When a write concern cannot be satisfied, MongoDB returns a write concern error. This doesn't mean the write failed—it means MongoDB couldn't confirm it met your durability requirements.

Example: Write Concern Error

javascript

try {
  // Try to write with an impossible write concern (more nodes than exist)
  db.collection.insertOne(
    { test: "data" },
    { writeConcern: { w: 10, wtimeout: 1000 } }
  );
} catch (error) {
  console.error("Write concern error:", error.writeConcernError);
  // The write may have succeeded, but didn't meet the requested durability
}

Monitoring Write Concerns

You can monitor write concern performance using the MongoDB database profiler:

javascript

// Enable profiling for slow operations
db.setProfilingLevel(1, { slowms: 100 });

// Query the system.profile collection to find slow writes
db.system.profile.find({ 
  op: "insert", 
  millis: { $gt: 100 }
}).pretty();

Summary

MongoDB write concerns give you fine-grained control over the trade-offs between performance and data durability. They allow you to:

• Choose the right balance between performance and data safety
• Ensure critical data is properly stored
• Configure different durability levels for different types of data
• Prevent data loss in distributed systems

By understanding and properly configuring write concerns, you can ensure your MongoDB deployment meets your application's specific requirements for data consistency and durability.

Additional Resources

• MongoDB Official Documentation on Write Concerns
• MongoDB University Course on Data Modeling
• MongoDB Blog: Write Concerns in Distributed Systems

Exercises

1. Configure a MongoDB replica set locally and experiment with different write concerns. Measure the performance impact of each setting.

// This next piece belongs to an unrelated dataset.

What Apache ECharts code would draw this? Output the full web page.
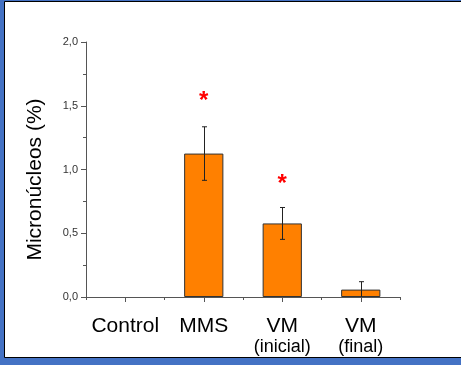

2. Write a simple application that uses transactions with different write concerns and test failure scenarios.

3. Design a write concern strategy for a hypothetical application with three types of data: user profiles, financial transactions, and analytics logs.

4. Create a test that simulates network partition and observe how different write concerns behave.